Tilt Renewables shareholders will likely vote on the scheme in July.
Hydro Tasmania reviews options for Momentum Energy, including sale
On 11 March 2021, Hydro Tasmania announced that it is reviewing options for its gas and electricity retailer Momentum Energy including a potential sale. The review comes as Hydro Tasmania is considering options to simplify its business and take advantage of unprecedented changes in the energy sector.
Sale of Elliott Green Power Australia and Nexif Energy
It is believed that Elliott Management Corporation is selling its Australian renewable energy portfolio Elliott Green Power Australia, The Australian reported. The transaction is expected to be valued at more than A$500 million. First Sentier, Palisade Investment Partners, Lighthouse Infrastructure, Dutch Infrastructure Fund and ICG are believed to be interested.
Sale of New Energy Solar’s Australian solar assets
Further to our March Australian Energy & Resources Market Update, The Australian reported that Palisade Investment Partners, Infrastructure Capital Group, and Thai energy company Banpu are believed to have been invited to the final round of the auction for New Energy Solar’s Australian solar farms. It is believed that New Energy Solar is currently valued at A$279 million.
Sale of Fotowatio Renewable Ventures’ Australian solar assets
Further to our December Australian Energy & Resources Market Update, Fotowatio Renewable Ventures is believed to have rejected an offer from Pacific Equity Partners to acquire a 49% stake in its Australian solar portfolio, the Australian Financial Review reported. Infrastructure Capital Group and First Sentier are believed to be among the parties in the auction’s second round.

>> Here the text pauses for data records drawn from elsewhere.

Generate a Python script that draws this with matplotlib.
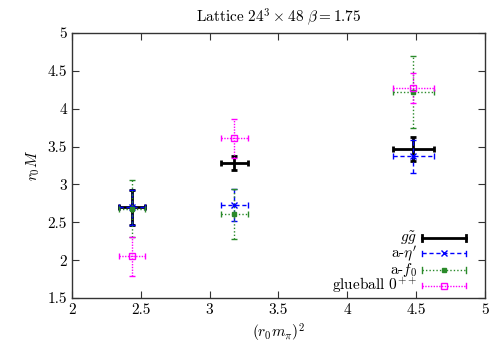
import matplotlib
matplotlib.use("Agg")
import matplotlib.pyplot as plt
from matplotlib.lines import Line2D

plt.rcParams['font.family'] = 'serif'
plt.rcParams['font.serif'] = ['cmr10', 'DejaVu Serif']
plt.rcParams['mathtext.fontset'] = 'cm'
plt.rcParams['axes.formatter.use_mathtext'] = True

# data
x_gg = [2.435, 3.18, 4.48]
xerr_gg = [0.095, 0.095, 0.15]
y_gg = [2.70, 3.28, 3.47]
yerr_gg = [0.23, 0.09, 0.16]

x_eta = [2.435, 3.18, 4.48]
xerr_eta = [0.095, 0.095, 0.15]
y_eta = [2.70, 2.73, 3.37]
yerr_eta = [0.23, 0.21, 0.22]

x_f0 = [2.435, 3.18, 4.48]
xerr_f0 = [0.095, 0.095, 0.15]
y_f0 = [2.68, 2.61, 4.22]
yerr_f0 = [0.38, 0.33, 0.47]

x_gb = [2.435, 3.18, 4.48]
xerr_gb = [0.095, 0.095, 0.15]
y_gb = [2.05, 3.61, 4.27]
yerr_gb = [0.26, 0.26, 0.20]

labels = [r'$g\tilde{g}$', r"a-$\eta'$", r'a-$f_0$', r'glueball $0^{++}$']
xticks = [2, 2.5, 3, 3.5, 4, 4.5, 5]
yticks = [1.5, 2, 2.5, 3, 3.5, 4, 4.5, 5]

c_gg, c_eta, c_f0, c_gb = 'black', '#0000ff', '#2a8a2a', '#ff00ff'

fig = plt.figure(figsize=(4.91, 3.46), dpi=100)
ax = fig.add_axes([0.1466, 0.1387, 0.8412, 0.7659])

series = [
    (x_gg, y_gg, xerr_gg, yerr_gg, c_gg, '-', 2.0, 'none', 0, 'none'),
    (x_eta, y_eta, xerr_eta, yerr_eta, c_eta, (0, (3, 2)), 1.0, 'x', 4, c_eta),
    (x_f0, y_f0, xerr_f0, yerr_f0, c_f0, (0, (1, 1.5)), 1.0, 's', 3.5, c_f0),
    (x_gb, y_gb, xerr_gb, yerr_gb, c_gb, (0, (1, 1)), 1.0, 's', 5, 'none'),
]
for x, y, xe, ye, c, ls, lw, m, ms, mfc in series:
    eb = ax.errorbar(x, y, xerr=xe, yerr=ye, fmt='none', ecolor=c,
                     elinewidth=lw, capsize=2.5,
                     capthick=lw, zorder=2)
    for lc in eb[2]:
        lc.set_linestyle(ls)
    if m != 'none':
        ax.plot(x, y, linestyle='none', marker=m, ms=ms, color=c,
                mfc=mfc, mec=c, mew=1.0, zorder=3)

ax.set_xlim(2, 5)
ax.set_ylim(1.5, 5)
ax.set_xticks(xticks)
ax.set_yticks(yticks)
ax.set_xticklabels([f'{t:g}' for t in xticks])
ax.set_yticklabels([f'{t:g}' for t in yticks])
ax.tick_params(direction='in', top=True, right=True, length=5, labelsize=11,
               colors='#333333', labelcolor='black')
for s in ax.spines.values():
    s.set_color('#333333')
    s.set_linewidth(1.0)

ax.set_xlabel(r'$(r_0m_\pi)^2$', fontsize=11)
ax.set_ylabel(r'$r_0M$', fontsize=11)
ax.set_title(r'Lattice $24^3\times48\ \beta=1.75$', fontsize=11, pad=8)

# legend (manual, gnuplot style)
ys_leg = [0.226, 0.168, 0.106, 0.047]
styles = [(c_gg, '-', 2.0, 'none', 0, 'none'),
          (c_eta, (0, (3, 2)), 1.0, 'x', 4, c_eta),
          (c_f0, (0, (1, 1.5)), 1.0, 's', 3.5, c_f0),
          (c_gb, (0, (1, 1)), 1.0, 's', 5, 'none')]
x0, x1 = 0.847, 0.954
for yl, lab, (c, ls, lw, m, ms, mfc) in zip(ys_leg, labels, styles):
    ax.text(0.835, yl, lab, transform=ax.transAxes, ha='right', va='center',
            fontsize=11)
    ax.add_line(Line2D([x0, x1], [yl, yl], transform=ax.transAxes, color=c,
                       ls=ls, lw=lw))
    for xc in (x0, x1):
        ax.add_line(Line2D([xc, xc], [yl - 0.01, yl + 0.01],
                           transform=ax.transAxes, color=c, lw=lw))
    if m != 'none':
        ax.add_line(Line2D([(x0 + x1) / 2], [yl], transform=ax.transAxes,
                           marker=m, ms=ms, color=c, mfc=mfc, mec=c, ls='none'))

fig.savefig('out.png', dpi=100)
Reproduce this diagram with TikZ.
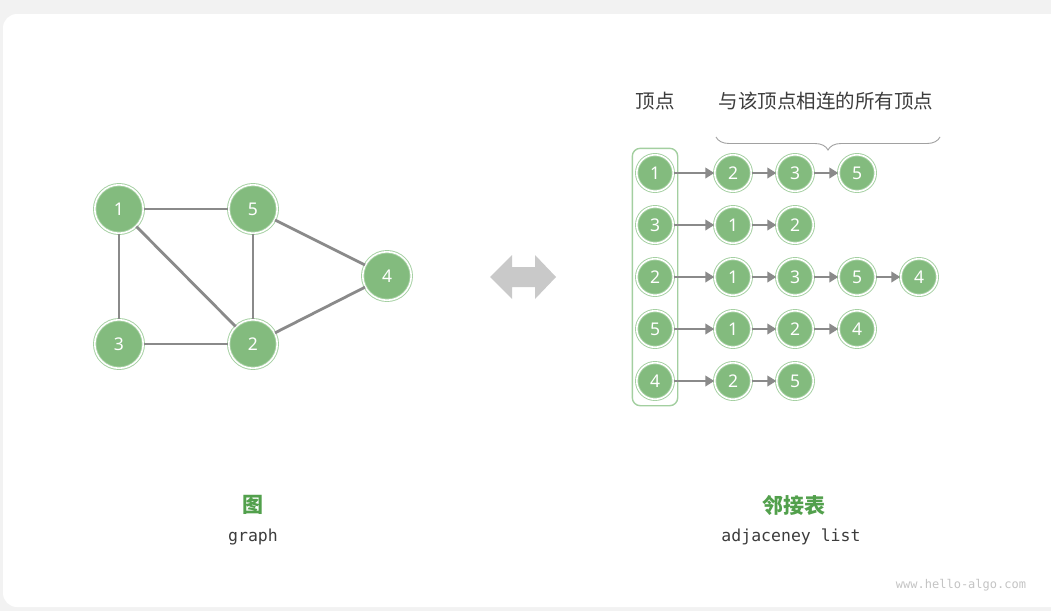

UPC/AC Renewables Australia tests buyer interest
The Australian Financial Review reported that Hong Kong-based renewable energy business UPC Renewables has appointed Rothschild to test buyer interest in UPC/AC Renewables Australia which it jointly owns with Philippines-based AC Energy. UPC/AC Renewables Australia’s capabilities include renewable energy generation, storage and trading.